### Task goal
Include the line containing "0.4, 0.5, 0.6, 0.7, 0.8, 0.92]" and all lines before it, repeated exactly from the listing below, without pictures.

Figure scripts:

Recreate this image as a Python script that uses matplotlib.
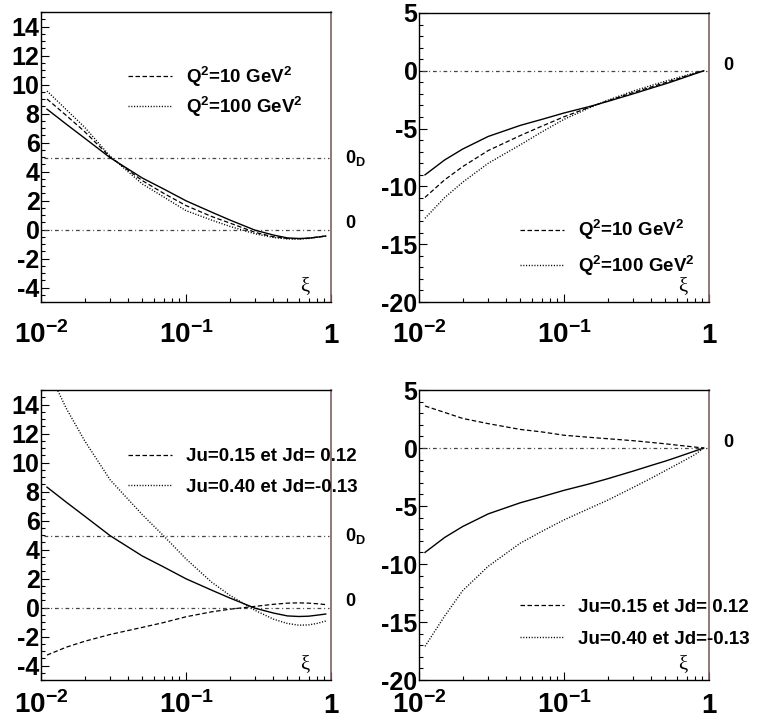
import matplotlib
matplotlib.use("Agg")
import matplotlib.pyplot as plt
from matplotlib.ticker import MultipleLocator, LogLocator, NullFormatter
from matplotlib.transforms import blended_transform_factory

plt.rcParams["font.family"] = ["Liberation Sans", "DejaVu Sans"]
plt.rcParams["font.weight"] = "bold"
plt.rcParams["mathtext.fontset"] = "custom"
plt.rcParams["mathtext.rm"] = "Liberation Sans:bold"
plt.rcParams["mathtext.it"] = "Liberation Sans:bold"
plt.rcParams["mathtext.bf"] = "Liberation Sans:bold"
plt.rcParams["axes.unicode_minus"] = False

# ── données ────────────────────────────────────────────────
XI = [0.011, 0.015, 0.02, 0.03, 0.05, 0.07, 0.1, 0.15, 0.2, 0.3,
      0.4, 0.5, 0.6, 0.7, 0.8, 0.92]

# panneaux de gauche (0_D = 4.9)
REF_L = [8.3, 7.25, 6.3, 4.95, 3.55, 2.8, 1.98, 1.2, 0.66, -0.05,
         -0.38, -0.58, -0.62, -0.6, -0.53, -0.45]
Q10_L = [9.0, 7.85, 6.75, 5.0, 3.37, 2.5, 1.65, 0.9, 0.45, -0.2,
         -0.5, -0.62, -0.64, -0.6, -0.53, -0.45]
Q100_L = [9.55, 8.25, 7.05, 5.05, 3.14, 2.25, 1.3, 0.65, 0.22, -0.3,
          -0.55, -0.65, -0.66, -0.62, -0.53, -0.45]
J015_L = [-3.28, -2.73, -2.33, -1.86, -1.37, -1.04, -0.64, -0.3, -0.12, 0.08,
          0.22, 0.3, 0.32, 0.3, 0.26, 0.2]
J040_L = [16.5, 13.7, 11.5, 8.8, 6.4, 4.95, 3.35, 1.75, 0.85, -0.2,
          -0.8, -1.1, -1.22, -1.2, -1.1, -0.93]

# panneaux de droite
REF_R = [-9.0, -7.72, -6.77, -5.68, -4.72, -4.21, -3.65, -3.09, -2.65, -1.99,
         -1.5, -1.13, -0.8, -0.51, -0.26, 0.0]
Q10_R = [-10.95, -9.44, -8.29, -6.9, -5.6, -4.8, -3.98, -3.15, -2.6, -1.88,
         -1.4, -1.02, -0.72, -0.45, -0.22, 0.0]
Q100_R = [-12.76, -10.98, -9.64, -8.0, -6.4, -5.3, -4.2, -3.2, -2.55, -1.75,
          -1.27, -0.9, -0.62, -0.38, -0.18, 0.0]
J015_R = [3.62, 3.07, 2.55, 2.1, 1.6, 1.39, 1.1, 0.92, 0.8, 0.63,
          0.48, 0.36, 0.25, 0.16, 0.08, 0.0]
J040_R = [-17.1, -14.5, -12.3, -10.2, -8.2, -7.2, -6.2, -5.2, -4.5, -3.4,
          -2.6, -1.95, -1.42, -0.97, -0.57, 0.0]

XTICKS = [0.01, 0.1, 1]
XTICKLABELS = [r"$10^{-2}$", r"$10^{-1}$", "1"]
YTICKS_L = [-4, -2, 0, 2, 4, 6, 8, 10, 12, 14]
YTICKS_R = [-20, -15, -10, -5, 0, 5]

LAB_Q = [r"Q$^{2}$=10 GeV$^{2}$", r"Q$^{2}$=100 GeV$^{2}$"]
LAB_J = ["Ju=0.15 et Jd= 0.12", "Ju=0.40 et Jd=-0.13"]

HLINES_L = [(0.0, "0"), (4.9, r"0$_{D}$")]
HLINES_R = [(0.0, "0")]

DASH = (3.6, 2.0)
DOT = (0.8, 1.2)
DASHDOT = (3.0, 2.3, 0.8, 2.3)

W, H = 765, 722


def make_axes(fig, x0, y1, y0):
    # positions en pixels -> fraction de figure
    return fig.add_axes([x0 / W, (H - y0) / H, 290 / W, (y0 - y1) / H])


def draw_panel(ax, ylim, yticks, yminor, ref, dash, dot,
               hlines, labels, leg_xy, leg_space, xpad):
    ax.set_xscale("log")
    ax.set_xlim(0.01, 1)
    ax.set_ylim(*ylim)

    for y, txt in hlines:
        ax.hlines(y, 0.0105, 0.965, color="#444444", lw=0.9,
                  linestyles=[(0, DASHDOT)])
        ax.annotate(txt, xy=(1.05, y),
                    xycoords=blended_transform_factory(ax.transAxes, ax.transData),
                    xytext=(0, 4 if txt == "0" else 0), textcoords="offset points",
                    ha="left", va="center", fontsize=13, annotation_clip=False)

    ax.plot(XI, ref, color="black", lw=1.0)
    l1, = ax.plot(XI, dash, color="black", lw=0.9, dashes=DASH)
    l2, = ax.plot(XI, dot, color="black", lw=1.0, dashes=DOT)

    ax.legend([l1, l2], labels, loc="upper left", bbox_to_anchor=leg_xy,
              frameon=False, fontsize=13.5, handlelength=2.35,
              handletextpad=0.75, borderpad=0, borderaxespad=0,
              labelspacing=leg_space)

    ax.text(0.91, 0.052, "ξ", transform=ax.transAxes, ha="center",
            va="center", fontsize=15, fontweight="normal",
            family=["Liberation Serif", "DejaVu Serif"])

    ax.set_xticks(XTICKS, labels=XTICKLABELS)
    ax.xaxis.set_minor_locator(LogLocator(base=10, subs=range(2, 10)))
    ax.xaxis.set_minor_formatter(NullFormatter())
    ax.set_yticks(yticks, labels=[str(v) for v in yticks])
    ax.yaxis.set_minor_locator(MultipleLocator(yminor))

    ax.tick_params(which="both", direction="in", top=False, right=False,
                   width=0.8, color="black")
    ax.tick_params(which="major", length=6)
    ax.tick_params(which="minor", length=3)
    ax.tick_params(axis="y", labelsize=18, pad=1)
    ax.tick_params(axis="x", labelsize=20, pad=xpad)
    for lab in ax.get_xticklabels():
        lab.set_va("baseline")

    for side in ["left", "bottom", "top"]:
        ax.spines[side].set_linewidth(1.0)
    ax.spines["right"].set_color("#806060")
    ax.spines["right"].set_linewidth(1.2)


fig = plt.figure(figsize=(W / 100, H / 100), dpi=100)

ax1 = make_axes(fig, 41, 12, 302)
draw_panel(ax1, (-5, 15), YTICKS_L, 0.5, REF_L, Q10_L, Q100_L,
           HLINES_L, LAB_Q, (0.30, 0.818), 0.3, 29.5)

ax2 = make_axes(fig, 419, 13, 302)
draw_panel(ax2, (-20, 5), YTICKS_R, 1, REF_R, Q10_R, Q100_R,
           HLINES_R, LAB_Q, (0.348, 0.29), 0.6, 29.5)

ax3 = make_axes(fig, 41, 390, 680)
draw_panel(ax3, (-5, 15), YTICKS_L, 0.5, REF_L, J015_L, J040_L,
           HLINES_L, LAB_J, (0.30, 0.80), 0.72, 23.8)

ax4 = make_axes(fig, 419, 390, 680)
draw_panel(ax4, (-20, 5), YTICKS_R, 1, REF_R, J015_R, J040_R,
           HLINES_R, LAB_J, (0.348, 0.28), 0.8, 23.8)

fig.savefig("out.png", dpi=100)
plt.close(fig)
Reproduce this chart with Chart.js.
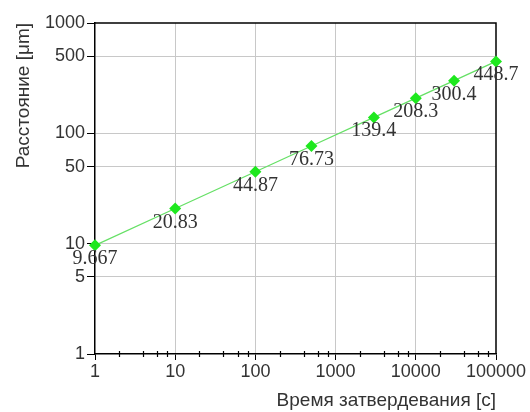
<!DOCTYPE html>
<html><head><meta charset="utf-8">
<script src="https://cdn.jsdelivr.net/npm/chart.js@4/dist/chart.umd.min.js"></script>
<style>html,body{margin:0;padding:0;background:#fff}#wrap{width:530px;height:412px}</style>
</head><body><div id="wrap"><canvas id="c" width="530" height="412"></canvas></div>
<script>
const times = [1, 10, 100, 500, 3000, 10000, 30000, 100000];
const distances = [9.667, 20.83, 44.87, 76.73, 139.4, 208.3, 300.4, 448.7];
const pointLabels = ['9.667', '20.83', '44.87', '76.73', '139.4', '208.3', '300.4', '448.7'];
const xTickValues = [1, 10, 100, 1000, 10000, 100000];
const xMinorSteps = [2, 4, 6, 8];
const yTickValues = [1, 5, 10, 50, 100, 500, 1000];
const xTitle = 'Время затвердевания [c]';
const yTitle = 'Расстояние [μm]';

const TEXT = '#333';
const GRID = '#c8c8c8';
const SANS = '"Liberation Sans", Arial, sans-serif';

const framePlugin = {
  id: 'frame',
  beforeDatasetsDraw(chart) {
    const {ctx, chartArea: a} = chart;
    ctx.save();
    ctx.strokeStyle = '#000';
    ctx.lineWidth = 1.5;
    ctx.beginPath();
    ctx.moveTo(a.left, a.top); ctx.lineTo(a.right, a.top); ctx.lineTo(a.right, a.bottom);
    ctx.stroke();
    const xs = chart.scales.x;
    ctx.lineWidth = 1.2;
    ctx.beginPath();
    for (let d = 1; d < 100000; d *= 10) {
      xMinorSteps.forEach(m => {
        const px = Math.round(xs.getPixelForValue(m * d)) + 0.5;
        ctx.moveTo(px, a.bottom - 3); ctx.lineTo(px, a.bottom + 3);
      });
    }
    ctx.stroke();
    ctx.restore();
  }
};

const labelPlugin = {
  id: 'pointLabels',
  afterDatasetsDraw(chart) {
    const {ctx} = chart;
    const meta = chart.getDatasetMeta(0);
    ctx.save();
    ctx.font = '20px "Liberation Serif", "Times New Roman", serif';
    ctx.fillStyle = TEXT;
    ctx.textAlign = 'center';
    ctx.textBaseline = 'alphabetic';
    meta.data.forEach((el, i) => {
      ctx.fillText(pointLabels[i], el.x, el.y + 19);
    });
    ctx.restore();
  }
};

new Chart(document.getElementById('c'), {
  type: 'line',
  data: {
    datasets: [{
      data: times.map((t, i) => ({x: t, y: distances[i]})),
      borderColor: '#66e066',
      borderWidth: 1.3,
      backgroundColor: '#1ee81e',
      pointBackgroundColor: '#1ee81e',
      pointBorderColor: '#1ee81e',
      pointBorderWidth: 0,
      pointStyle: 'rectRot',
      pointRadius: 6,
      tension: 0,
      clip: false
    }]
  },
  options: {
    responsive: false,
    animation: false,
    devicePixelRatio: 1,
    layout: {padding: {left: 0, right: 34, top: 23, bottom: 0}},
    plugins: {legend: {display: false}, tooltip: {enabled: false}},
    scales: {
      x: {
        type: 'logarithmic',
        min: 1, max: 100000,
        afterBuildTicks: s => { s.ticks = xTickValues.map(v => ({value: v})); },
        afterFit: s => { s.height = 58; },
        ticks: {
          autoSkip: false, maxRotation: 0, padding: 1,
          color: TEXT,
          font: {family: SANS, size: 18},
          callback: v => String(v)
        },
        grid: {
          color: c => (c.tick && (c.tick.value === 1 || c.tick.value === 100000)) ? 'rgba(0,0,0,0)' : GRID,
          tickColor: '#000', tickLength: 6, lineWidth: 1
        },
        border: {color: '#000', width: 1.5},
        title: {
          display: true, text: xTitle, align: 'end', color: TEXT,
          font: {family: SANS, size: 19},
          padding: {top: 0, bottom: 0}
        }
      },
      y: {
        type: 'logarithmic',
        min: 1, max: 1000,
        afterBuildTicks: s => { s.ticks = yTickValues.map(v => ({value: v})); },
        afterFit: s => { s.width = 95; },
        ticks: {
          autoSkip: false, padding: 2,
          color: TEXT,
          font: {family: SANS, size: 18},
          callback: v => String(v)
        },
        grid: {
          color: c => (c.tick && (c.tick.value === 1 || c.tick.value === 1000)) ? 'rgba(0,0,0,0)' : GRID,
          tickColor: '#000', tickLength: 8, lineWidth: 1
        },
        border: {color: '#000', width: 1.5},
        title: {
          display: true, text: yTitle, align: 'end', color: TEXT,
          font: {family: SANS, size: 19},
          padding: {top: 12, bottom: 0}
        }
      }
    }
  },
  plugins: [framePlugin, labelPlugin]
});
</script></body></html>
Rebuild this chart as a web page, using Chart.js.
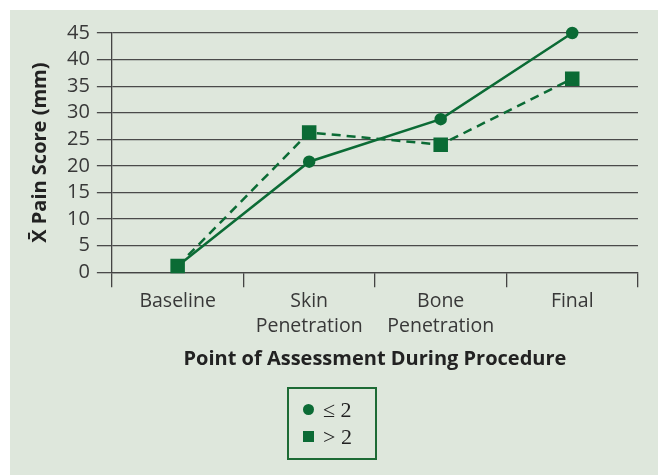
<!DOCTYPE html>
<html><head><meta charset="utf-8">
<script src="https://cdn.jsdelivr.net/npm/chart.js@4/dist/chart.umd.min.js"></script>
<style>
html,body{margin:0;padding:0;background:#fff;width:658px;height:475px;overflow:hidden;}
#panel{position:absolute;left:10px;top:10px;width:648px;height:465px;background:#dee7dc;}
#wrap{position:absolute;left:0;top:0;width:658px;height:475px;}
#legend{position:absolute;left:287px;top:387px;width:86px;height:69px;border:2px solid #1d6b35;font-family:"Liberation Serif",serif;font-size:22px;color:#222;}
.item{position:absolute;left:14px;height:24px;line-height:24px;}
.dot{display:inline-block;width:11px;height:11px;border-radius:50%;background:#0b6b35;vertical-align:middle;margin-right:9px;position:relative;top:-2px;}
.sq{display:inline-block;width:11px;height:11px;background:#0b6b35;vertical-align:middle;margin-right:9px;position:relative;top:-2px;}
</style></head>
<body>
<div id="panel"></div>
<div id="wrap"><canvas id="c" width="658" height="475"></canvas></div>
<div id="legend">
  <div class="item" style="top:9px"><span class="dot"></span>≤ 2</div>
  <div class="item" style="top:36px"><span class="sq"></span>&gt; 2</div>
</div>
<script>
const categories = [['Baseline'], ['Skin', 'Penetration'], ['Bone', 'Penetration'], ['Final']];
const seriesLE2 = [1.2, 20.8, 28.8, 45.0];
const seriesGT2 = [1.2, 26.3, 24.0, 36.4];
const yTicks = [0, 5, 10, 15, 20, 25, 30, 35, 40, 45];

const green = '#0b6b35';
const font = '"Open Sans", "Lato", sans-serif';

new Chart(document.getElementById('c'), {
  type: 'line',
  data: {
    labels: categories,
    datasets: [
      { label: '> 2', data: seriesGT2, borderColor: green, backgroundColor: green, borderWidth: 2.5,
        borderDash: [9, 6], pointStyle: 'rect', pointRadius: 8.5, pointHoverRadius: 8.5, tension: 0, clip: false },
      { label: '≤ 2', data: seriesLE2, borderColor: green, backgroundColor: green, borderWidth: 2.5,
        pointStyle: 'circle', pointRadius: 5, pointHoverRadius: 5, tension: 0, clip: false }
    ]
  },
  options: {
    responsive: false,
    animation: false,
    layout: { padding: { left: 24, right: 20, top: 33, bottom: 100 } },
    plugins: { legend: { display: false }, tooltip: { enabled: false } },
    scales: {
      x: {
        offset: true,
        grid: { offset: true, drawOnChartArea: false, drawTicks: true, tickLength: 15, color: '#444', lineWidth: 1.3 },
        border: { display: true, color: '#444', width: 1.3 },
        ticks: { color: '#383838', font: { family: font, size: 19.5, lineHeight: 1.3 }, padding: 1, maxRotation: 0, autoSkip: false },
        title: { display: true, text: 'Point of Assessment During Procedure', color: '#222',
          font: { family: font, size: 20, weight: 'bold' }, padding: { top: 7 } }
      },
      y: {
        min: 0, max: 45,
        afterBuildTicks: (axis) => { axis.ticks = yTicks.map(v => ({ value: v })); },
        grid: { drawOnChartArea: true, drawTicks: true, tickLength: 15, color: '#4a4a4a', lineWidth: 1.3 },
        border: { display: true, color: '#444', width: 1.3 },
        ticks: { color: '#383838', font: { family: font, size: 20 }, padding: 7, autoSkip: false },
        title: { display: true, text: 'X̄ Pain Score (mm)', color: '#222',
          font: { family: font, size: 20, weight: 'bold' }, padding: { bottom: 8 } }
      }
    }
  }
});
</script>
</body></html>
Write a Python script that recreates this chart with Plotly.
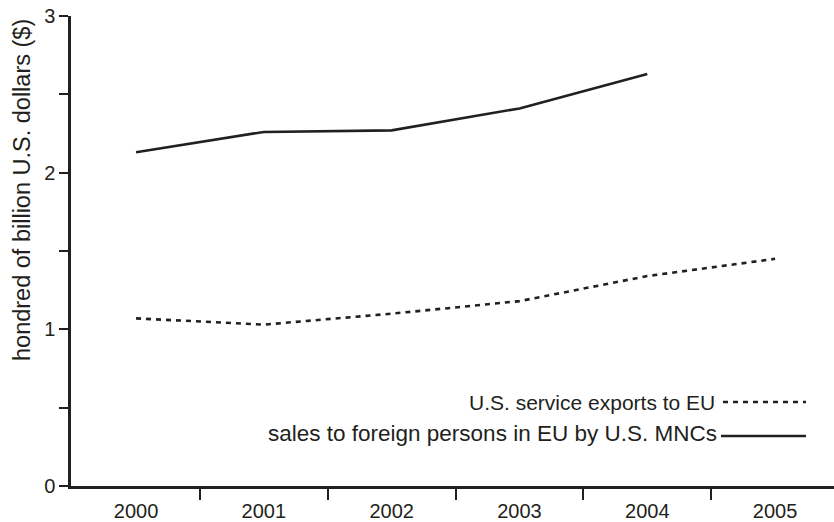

### Solved exercise
Recreate this image as a Python script that uses matplotlib.
import matplotlib
matplotlib.use("Agg")
import matplotlib.pyplot as plt
from matplotlib.ticker import MultipleLocator, LogLocator, NullFormatter
from matplotlib.transforms import blended_transform_factory

plt.rcParams["font.family"] = ["Liberation Sans", "DejaVu Sans"]
plt.rcParams["font.weight"] = "bold"
plt.rcParams["mathtext.fontset"] = "custom"
plt.rcParams["mathtext.rm"] = "Liberation Sans:bold"
plt.rcParams["mathtext.it"] = "Liberation Sans:bold"
plt.rcParams["mathtext.bf"] = "Liberation Sans:bold"
plt.rcParams["axes.unicode_minus"] = False

# ── données ────────────────────────────────────────────────
XI = [0.011, 0.015, 0.02, 0.03, 0.05, 0.07, 0.1, 0.15, 0.2, 0.3,
      0.4, 0.5, 0.6, 0.7, 0.8, 0.92]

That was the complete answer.